Information supplied:
________

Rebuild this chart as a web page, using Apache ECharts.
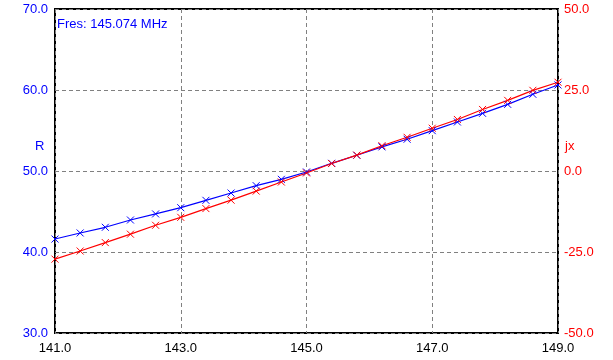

________

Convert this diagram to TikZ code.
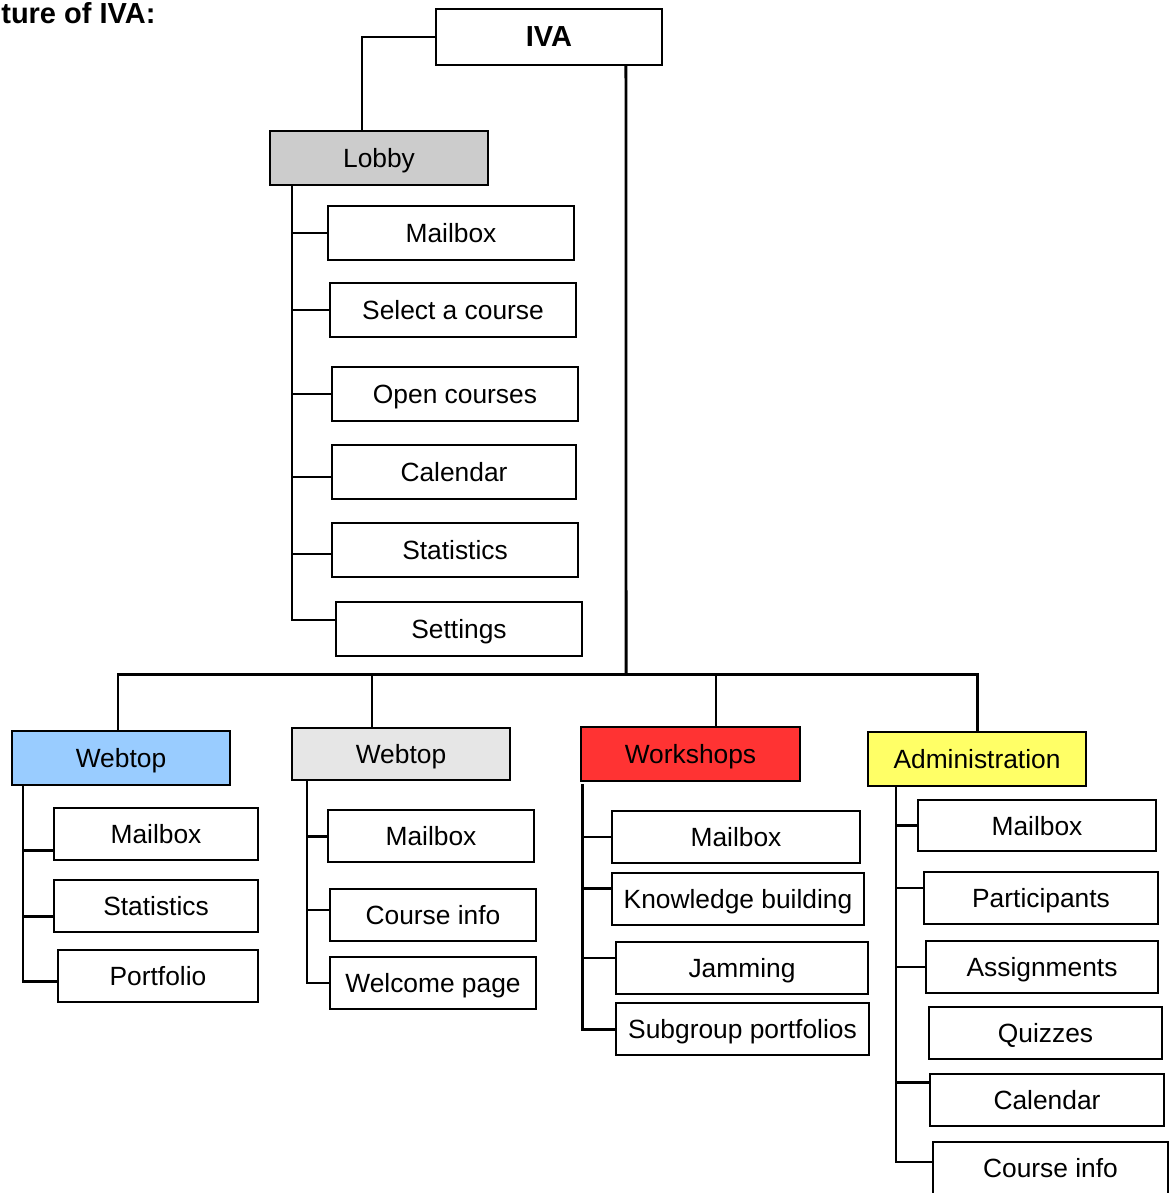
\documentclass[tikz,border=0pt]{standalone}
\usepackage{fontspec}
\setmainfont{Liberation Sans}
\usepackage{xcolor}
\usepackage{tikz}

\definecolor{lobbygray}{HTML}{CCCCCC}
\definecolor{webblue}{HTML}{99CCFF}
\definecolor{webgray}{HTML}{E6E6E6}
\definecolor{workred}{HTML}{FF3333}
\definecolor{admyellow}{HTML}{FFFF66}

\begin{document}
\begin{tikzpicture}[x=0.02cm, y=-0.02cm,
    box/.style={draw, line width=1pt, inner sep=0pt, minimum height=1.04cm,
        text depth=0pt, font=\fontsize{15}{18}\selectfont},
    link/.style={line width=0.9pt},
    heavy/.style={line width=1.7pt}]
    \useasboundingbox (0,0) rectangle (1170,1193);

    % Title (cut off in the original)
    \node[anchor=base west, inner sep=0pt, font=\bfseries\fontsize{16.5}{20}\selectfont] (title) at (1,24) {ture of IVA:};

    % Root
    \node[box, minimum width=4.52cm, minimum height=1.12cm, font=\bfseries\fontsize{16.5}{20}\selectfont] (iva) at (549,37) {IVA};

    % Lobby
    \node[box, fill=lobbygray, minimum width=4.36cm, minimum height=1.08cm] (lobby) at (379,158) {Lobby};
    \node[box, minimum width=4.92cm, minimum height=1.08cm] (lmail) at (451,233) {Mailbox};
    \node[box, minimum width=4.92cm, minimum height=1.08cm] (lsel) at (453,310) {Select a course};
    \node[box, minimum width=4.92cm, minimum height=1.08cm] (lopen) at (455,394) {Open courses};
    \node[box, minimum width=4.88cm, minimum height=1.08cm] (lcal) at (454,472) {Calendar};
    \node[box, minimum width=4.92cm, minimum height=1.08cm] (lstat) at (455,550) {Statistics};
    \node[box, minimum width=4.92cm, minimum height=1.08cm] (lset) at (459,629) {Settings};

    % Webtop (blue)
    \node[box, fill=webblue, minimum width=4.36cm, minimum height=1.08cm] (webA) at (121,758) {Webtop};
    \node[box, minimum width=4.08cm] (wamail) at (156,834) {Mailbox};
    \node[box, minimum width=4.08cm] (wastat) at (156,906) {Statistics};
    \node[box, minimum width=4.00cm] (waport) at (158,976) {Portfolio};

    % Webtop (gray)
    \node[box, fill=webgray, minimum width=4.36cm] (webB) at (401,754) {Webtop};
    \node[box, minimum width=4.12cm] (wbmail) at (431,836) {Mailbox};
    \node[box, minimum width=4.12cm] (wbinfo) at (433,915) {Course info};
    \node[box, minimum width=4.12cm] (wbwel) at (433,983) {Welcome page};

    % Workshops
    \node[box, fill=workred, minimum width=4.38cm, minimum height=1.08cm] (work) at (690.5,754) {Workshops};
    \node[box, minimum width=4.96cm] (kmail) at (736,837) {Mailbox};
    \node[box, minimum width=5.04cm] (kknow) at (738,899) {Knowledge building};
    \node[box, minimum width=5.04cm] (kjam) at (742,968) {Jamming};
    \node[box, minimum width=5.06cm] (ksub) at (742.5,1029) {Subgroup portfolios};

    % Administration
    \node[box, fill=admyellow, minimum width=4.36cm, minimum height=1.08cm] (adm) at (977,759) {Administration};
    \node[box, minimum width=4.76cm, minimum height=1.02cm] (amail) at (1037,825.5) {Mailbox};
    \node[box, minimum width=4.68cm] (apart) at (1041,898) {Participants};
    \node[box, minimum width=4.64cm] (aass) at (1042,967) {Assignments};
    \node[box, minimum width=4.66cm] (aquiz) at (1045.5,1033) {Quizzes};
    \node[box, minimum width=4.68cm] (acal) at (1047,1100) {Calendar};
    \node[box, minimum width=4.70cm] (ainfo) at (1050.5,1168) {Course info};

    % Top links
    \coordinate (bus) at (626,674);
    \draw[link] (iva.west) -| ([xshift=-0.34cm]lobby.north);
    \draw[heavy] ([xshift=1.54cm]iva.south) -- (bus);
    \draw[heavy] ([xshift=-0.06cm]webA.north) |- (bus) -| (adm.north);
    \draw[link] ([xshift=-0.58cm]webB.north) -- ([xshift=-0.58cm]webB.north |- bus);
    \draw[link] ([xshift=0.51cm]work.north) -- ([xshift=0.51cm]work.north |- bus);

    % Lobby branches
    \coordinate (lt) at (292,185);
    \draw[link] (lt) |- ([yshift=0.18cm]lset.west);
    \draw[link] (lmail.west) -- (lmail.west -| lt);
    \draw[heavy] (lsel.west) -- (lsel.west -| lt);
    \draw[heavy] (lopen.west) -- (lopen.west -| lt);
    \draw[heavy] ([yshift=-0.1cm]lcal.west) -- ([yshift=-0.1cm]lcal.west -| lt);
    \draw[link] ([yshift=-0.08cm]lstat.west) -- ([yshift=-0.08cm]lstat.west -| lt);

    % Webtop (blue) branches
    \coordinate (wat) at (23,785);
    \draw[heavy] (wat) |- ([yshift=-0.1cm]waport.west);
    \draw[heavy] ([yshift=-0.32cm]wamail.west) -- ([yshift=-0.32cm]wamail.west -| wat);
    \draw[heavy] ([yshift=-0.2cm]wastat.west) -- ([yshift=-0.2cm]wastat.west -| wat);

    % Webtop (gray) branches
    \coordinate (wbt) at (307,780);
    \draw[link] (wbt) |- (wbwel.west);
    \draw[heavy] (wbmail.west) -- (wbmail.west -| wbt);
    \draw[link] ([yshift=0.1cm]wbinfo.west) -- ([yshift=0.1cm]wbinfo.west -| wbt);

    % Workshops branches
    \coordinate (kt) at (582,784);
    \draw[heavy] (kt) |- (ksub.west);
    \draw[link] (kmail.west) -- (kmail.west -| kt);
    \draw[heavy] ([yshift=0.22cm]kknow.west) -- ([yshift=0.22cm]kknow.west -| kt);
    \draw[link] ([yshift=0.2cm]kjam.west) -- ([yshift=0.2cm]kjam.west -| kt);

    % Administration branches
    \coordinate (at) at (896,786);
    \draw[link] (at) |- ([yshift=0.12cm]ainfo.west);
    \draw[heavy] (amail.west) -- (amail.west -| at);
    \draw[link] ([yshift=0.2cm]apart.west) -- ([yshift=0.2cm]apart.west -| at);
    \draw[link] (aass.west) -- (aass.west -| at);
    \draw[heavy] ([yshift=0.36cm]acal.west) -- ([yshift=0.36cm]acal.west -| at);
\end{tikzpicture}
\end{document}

________

Your goal:
Where a line of the records above holds the word "this", copy that line.

In response:
Rebuild this chart as a web page, using Apache ECharts.
Convert this diagram to TikZ code.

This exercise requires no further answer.